BEGIN Collected data

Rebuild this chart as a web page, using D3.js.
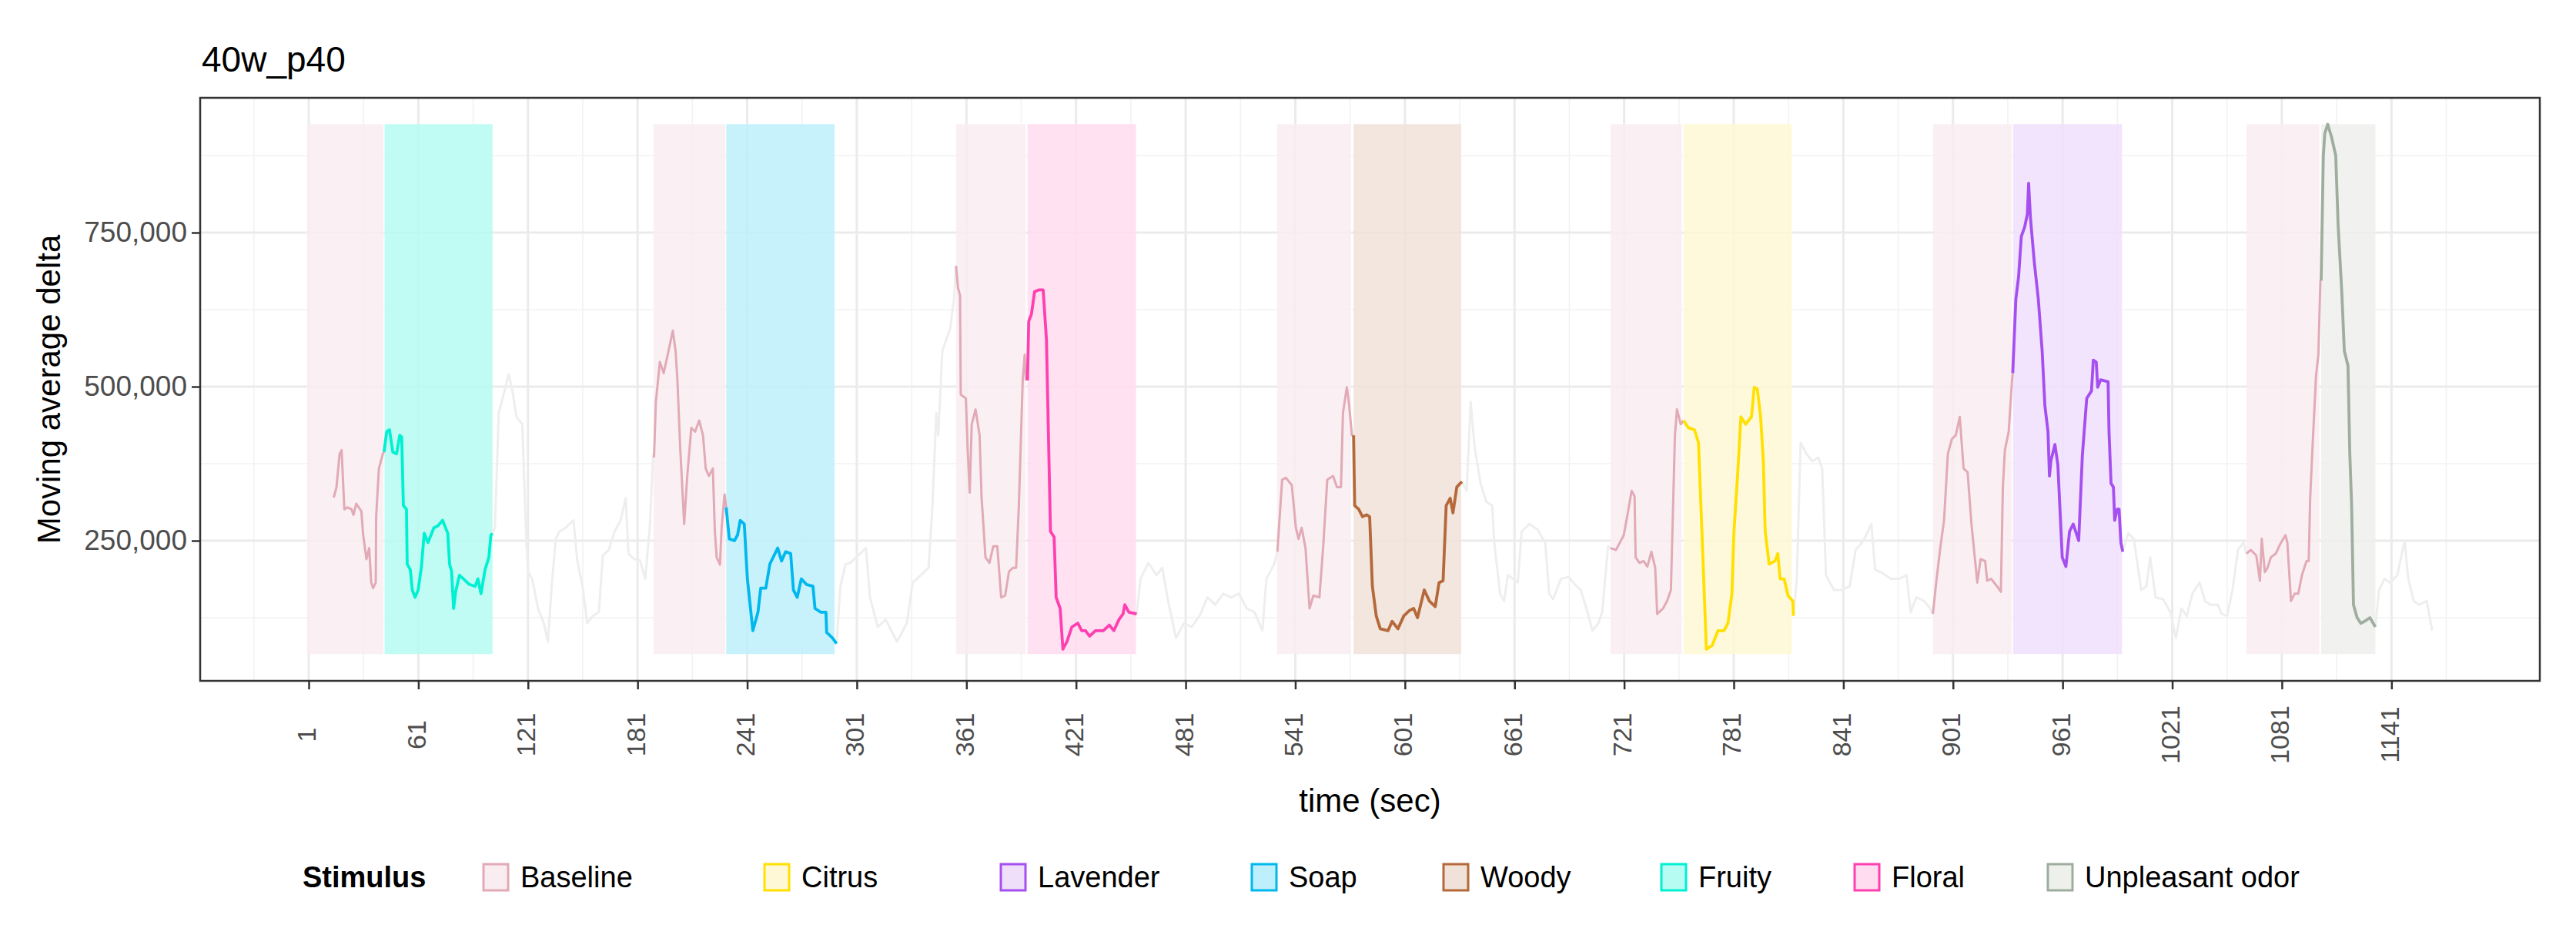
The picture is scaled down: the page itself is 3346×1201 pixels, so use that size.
<!DOCTYPE html>
<html><head><meta charset="utf-8">
<script src="https://cdn.jsdelivr.net/npm/d3@7"></script>
<style>body{margin:0;background:#fff}text{font-family:"Liberation Sans",Arial,sans-serif}</style>
</head><body><svg id="c" width="3346" height="1201"></svg>
<script>
// values in thousands
const stimuli = ["Baseline","Citrus","Lavender","Soap","Woody","Fruity","Floral","Unpleasant odor"];
const lineColors = {"Baseline":"#e1aab6","Citrus":"#ffe000","Lavender":"#a64ff0","Soap":"#00b8ee","Woody":"#b5693a","Fruity":"#00f0d2","Floral":"#ff3fb0","Unpleasant odor":"#9fad9f","none":"#eeeeee"};
const fillColors = {"Baseline":"#f9edf1","Citrus":"#fff8d6","Lavender":"#efdffb","Soap":"#bdf0fc","Woody":"#f0e2d8","Fruity":"#b6fcf2","Floral":"#ffdcf0","Unpleasant odor":"#eef0ec"};
const xTicks = [1,61,121,181,241,301,361,421,481,541,601,661,721,781,841,901,961,1021,1081,1141];
const yTicks = [250,500,750];
const periods = [
 ["Baseline",0.1,42],["Fruity",42.5,101.6],["Baseline",189.7,229],["Soap",229.5,288.8],
 ["Baseline",355.3,393.5],["Floral",394.4,453.8],["Baseline",531,571.5],["Woody",572.9,631.8],
 ["Baseline",713.5,752.6],["Citrus",753.5,812.9],["Baseline",890,933.2],["Lavender",933.9,993.5],
 ["Baseline",1061.6,1101.5],["Unpleasant odor",1102.5,1132.2]];
const baseline1=[[14.7,320],[16.2,337],[17.9,391],[19,397],[20.5,301],[22.2,304],[24.4,301],[25.5,292],[27,310],[29.8,298],[30.8,259],[32.6,220],[34.1,238],[35.2,182],[36.2,173],[37.7,182],[37.9,289],[39.4,367],[41.6,391],[42.2,394]];
const fruity=[[42.2,394],[43.7,427],[45.2,430],[47,394],[49.1,391],[50.8,421],[51.9,418],[52.8,307],[54.5,301],[54.9,212],[56.6,203],[57.7,170],[59.2,158],[60.9,170],[62.7,208],[64.2,262],[66.3,247],[69.5,271],[71.7,274],[74.3,283],[77.1,262],[78.1,212],[79.2,200],[80.3,140],[81.4,167],[83.5,194],[85.7,188],[88.9,179],[92.1,176],[93.6,188],[95.3,164],[97.5,203],[99.6,223],[100.7,259],[101.6,262]];
const gap1=[[101.6,262],[102.9,271],[105,457],[108.2,493],[110.4,520],[112.5,493],[114.7,451],[117.9,439],[120.1,247],[121.1,200],[123.3,188],[126.5,140],[129.7,116],[131.9,86],[134,176],[136.2,253],[138.3,265],[141.6,271],[145.9,283],[148,218],[151.2,170],[153.4,116],[156.6,128],[159.8,134],[162,226],[165.2,235],[168.4,265],[171.7,283],[174.5,319],[176,229],[179.2,220],[182.4,218],[185.2,188],[187.8,277],[189.5,391]];
const baseline2=[[190,385],[191,475],[193.2,540],[195.3,522],[197.5,552],[200.3,591],[201.8,558],[202.8,511],[204.3,403],[206.5,277],[208.2,355],[210.4,433],[212.5,427],[214.7,445],[216.8,421],[218.3,367],[220,355],[222.2,367],[223.3,265],[224.3,223],[226.1,211],[227,271],[228.6,325],[229.5,304]];
const soap=[[229.5,304],[231.2,253],[234,250],[235.7,259],[237.2,283],[239.4,277],[241.1,188],[242.6,146],[244.1,104],[246.9,134],[248.4,173],[251.2,173],[253.4,212],[257.7,238],[259.8,217],[262,232],[264.8,229],[266.3,170],[268.4,158],[270.6,188],[273.4,179],[277,176],[278.1,140],[281.3,134],[284.1,134],[284.5,101],[287.7,92],[289.9,83]];
const gap2=[[289.9,83],[292,176],[294.9,212],[297.4,214],[302.8,229],[306,238],[308.2,158],[312.5,110],[316.8,122],[323,86],[328.4,116],[331.6,182],[336,194],[340.3,206],[342.4,307],[344.5,457],[345.6,421],[347.8,558],[349.9,576],[352.1,594],[354.2,642],[355.3,696]];
const baseline3=[[355.3,696],[356.4,660],[357.5,648],[357.9,487],[360.7,481],[361.7,397],[362.8,328],[363.9,439],[366,463],[368.2,421],[369.3,319],[370.4,271],[371.4,223],[373.6,214],[375.7,241],[377.9,241],[380,158],[382.2,161],[384.3,200],[386.5,206],[388.2,206],[389.7,307],[391.8,510],[392.9,552],[393.6,510]];
const floral=[[394.4,510],[395.1,606],[396.6,618],[398.3,654],[400.5,657],[403,657],[404.8,576],[407,265],[409,256],[410.1,158],[412.3,140],[413.8,74],[416,86],[418.7,110],[422,116],[424.1,104],[426.2,104],[428.4,95],[431.6,104],[435.9,104],[439.2,113],[441.7,104],[444.5,122],[446.7,131],[447.7,146],[449.9,134],[454.2,131]];
const gap3=[[454.2,131],[456.3,188],[460.6,214],[465,194],[468.2,206],[471.4,152],[475.7,92],[480,116],[484.3,110],[488.6,128],[492.9,158],[497.2,146],[501.5,164],[505.8,158],[510.1,164],[514.4,140],[518.7,134],[523,104],[525.2,188],[529.4,212],[531.2,232]];
const baseline4=[[531.2,232],[533.8,349],[535.9,352],[539.1,340],[541.3,271],[542.8,253],[544.5,271],[546.6,238],[548.8,140],[550.9,161],[554.2,158],[556.3,241],[558.5,349],[561.7,355],[563.8,337],[566,337],[567.1,457],[569.2,499],[570.3,475],[572,421],[572.9,421]];
const woody=[[572.9,421],[573.5,307],[575.7,301],[577.8,289],[580,292],[581.7,289],[583.2,176],[585.3,128],[587.5,107],[591.8,104],[594,119],[597.2,107],[600.4,128],[603.6,137],[605.8,140],[607.9,125],[611.6,170],[614.4,152],[617.6,143],[619.7,182],[621.9,185],[623.6,307],[625.8,319],[627.3,295],[629.4,337],[632.2,346]];
const gap4=[[632.2,346],[634.8,331],[637,475],[639.1,403],[642.4,343],[645.6,313],[648.8,307],[649.9,247],[653.1,164],[655.3,152],[657.4,194],[662.8,182],[664.9,265],[669.2,277],[673.6,268],[677.8,247],[680,164],[682.1,155],[686.4,188],[690.7,191],[694,179],[697.2,170],[700.4,140],[703.6,104],[706.9,116],[709,134],[712.2,241],[713.5,238]];
const baseline5=[[713.5,238],[716.5,235],[718.7,247],[720.8,259],[723,295],[725.1,331],[726.7,322],[727.3,223],[729.4,214],[731.6,217],[733.7,208],[735.9,232],[738,206],[739.1,131],[742.3,140],[744.5,152],[746.6,170],[748.8,421],[749.9,463],[752,439],[753.5,445]];
const citrus=[[753.5,445],[756.3,433],[759.5,430],[761.7,409],[763.8,247],[766,74],[769.2,80],[772.4,104],[775.7,104],[777.8,116],[780,164],[781,259],[783.2,361],[784.9,451],[787.5,439],[790.7,451],[792.2,499],[793.9,496],[795.7,451],[797.2,379],[798.2,265],[800.4,212],[803.6,217],[805.1,229],[806.4,188],[808.6,188],[810.7,161],[813.3,152],[813.7,128]];
const gap5=[[813.7,128],[815.5,188],[817.6,409],[820.8,391],[824,379],[827.3,385],[829.4,367],[831.5,194],[835.8,170],[840.2,170],[844.5,176],[847.7,235],[852,250],[856.3,277],[858.4,203],[862.7,197],[867,188],[871.3,188],[875.6,194],[877.8,134],[881,158],[885.3,152],[888.5,140],[890,131]];
const baseline6=[[890,131],[891.8,182],[893.9,235],[896.1,283],[898.2,391],[900.4,415],[902.5,421],[904.7,451],[906.8,367],[909,361],[911.1,277],[913.3,212],[914.3,182],[916.1,220],[918.6,217],[919.7,185],[921.9,188],[925.1,176],[927.2,167],[928.3,337],[929.4,397],[931.5,427],[933.3,510],[933.7,522]];
const lavender=[[933.7,522],[935.4,642],[936.9,678],[938.4,744],[940.2,759],[941.7,780],[942.4,830],[943.4,774],[945.5,702],[947.7,642],[949.8,558],[951.3,469],[953,427],[953.8,355],[954.6,380],[956.8,406],[958.4,373],[960.8,223],[962.8,208],[964.8,265],[966.8,277],[969.8,250],[971.8,388],[974.2,481],[976.8,493],[977.8,543],[979.4,540],[980.2,499],[981.8,511],[985.9,508],[986.4,427],[987.5,343],[988.8,337],[989.5,283],[990.9,301],[991.9,301],[992.9,247],[993.9,232]];
const gap6=[[993.9,232],[996.9,262],[1000,253],[1004,170],[1006.9,176],[1008.9,223],[1011.9,158],[1016,155],[1020,134],[1023,92],[1026,140],[1029,128],[1032,164],[1036,182],[1039,152],[1042,146],[1046,146],[1048,131],[1051,128],[1054,170],[1057,235],[1060,247],[1061.6,229]];
const baseline7=[[1061.6,229],[1064,235],[1067,226],[1069,185],[1070,253],[1071.7,199],[1073,205],[1075,223],[1077.7,229],[1080,244],[1083,259],[1084,247],[1086,152],[1088,164],[1090,164],[1092,194],[1094.5,217],[1095.7,217],[1096.5,319],[1098,415],[1099.7,517],[1101,552],[1102.1,672],[1102.5,672]];
const unpleasant=[[1102.5,672],[1103.7,875],[1104.5,911],[1106.1,926],[1108.2,905],[1110.5,875],[1111.8,762],[1113.8,654],[1115.2,558],[1117.2,534],[1118.2,391],[1119.2,307],[1120.2,146],[1122.2,125],[1124.2,116],[1126.2,119],[1129.2,125],[1132.2,110]];
const gap7=[[1132.2,110],[1134.2,170],[1137.2,188],[1140.2,182],[1144.2,194],[1148.2,250],[1150.2,188],[1153.2,152],[1156.2,146],[1160.3,152],[1163.3,104]];

const series=[["none",gap1],["none",gap2],["none",gap3],["none",gap4],["none",gap5],["none",gap6],["none",gap7],
 ["Baseline",baseline1],["Baseline",baseline2],["Baseline",baseline3],["Baseline",baseline4],["Baseline",baseline5],["Baseline",baseline6],["Baseline",baseline7],
 ["Fruity",fruity],["Soap",soap],["Floral",floral],["Woody",woody],["Citrus",citrus],["Lavender",lavender],["Unpleasant odor",unpleasant]];

const svg=d3.select("#c");
const L=260,R=3299,T=127,B=884;
const x=d3.scaleLinear().domain([-58.42,1222.2]).range([L,R]);
const y=d3.scaleLinear().domain([22.5,968.75]).range([B,T]);
const g=svg.append("g");
g.append("rect").attr("x",L).attr("y",T).attr("width",R-L).attr("height",B-T).attr("fill","#fff");
const minorX=xTicks.map(d=>d-30).concat([1171]);
g.selectAll(".mx").data(minorX).enter().append("line").attr("x1",d=>x(d)).attr("x2",d=>x(d)).attr("y1",T).attr("y2",B).attr("stroke","#f2f2f2").attr("stroke-width",1.6);
g.selectAll(".my").data([125,375,625,875]).enter().append("line").attr("y1",d=>y(d)).attr("y2",d=>y(d)).attr("x1",L).attr("x2",R).attr("stroke","#f2f2f2").attr("stroke-width",1.6);
g.selectAll(".Mx").data(xTicks).enter().append("line").attr("x1",d=>x(d)).attr("x2",d=>x(d)).attr("y1",T).attr("y2",B).attr("stroke","#ebebeb").attr("stroke-width",3);
g.selectAll(".My").data(yTicks).enter().append("line").attr("y1",d=>y(d)).attr("y2",d=>y(d)).attr("x1",L).attr("x2",R).attr("stroke","#ebebeb").attr("stroke-width",3);
g.selectAll(".pr").data(periods).enter().append("rect").attr("x",d=>x(d[1])).attr("width",d=>x(d[2])-x(d[1])).attr("y",y(926)).attr("height",y(66)-y(926)).attr("fill",d=>fillColors[d[0]]).attr("opacity",0.85);
const line=d3.line().x(d=>x(d[0])).y(d=>y(d[1]));
series.forEach(([s,data])=>{g.append("path").attr("d",line(data)).attr("fill","none").attr("stroke",lineColors[s]).attr("stroke-width",s==="none"||s==="Baseline"?3:3.8).attr("stroke-linejoin","round");});
g.append("rect").attr("x",L).attr("y",T).attr("width",R-L).attr("height",B-T).attr("fill","none").attr("stroke","#333").attr("stroke-width",2.5);
// axes
const xa=svg.append("g").attr("transform",`translate(0,${B})`).call(d3.axisBottom(x).tickValues(xTicks).tickSize(11).tickPadding(0).tickFormat(d3.format("d")));
xa.select(".domain").remove();
xa.selectAll("line").attr("stroke","#333").attr("stroke-width",2.5);
xa.selectAll("text").attr("font-size",34).attr("fill","#4d4d4d").attr("text-anchor","middle").attr("dy",null).attr("transform","translate(0,70) rotate(-90)").attr("y",0).attr("dominant-baseline","middle");
const ya=svg.append("g").attr("transform",`translate(${L},0)`).call(d3.axisLeft(y).tickValues(yTicks).tickSize(11).tickPadding(6).tickFormat(d=>d3.format(",")(d*1000)));
ya.select(".domain").remove();
ya.selectAll("line").attr("stroke","#333").attr("stroke-width",2.5);
ya.selectAll("text").attr("font-size",37).attr("fill","#4d4d4d");
svg.append("text").attr("x",262).attr("y",93).attr("font-size",46).text("40w_p40");
svg.append("text").attr("transform",`translate(78,${(T+B)/2}) rotate(-90)`).attr("text-anchor","middle").attr("font-size",42).text("Moving average delta");
svg.append("text").attr("x",(L+R)/2).attr("y",1054).attr("text-anchor","middle").attr("font-size",42).text("time (sec)");
// legend
const lg=svg.append("g");
lg.append("text").attr("x",393).attr("y",1152).attr("font-size",38).attr("font-weight","bold").text("Stimulus");
const legX=[626,991,1298,1624,1873,2156,2407,2658];
stimuli.forEach((s,i)=>{
 lg.append("rect").attr("x",legX[i]+2).attr("y",1122).attr("width",32).attr("height",34).attr("fill",fillColors[s]).attr("stroke",lineColors[s]).attr("stroke-width",3);
 lg.append("text").attr("x",legX[i]+50).attr("y",1152).attr("font-size",38).text(s);
});
</script></body></html>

END Collected data

- _Objective_:
Search the listing for the word "page" and return each line that holds it.

- _Finished task_:
Rebuild this chart as a web page, using D3.js.
The picture is scaled down: the page itself is 3346×1201 pixels, so use that size.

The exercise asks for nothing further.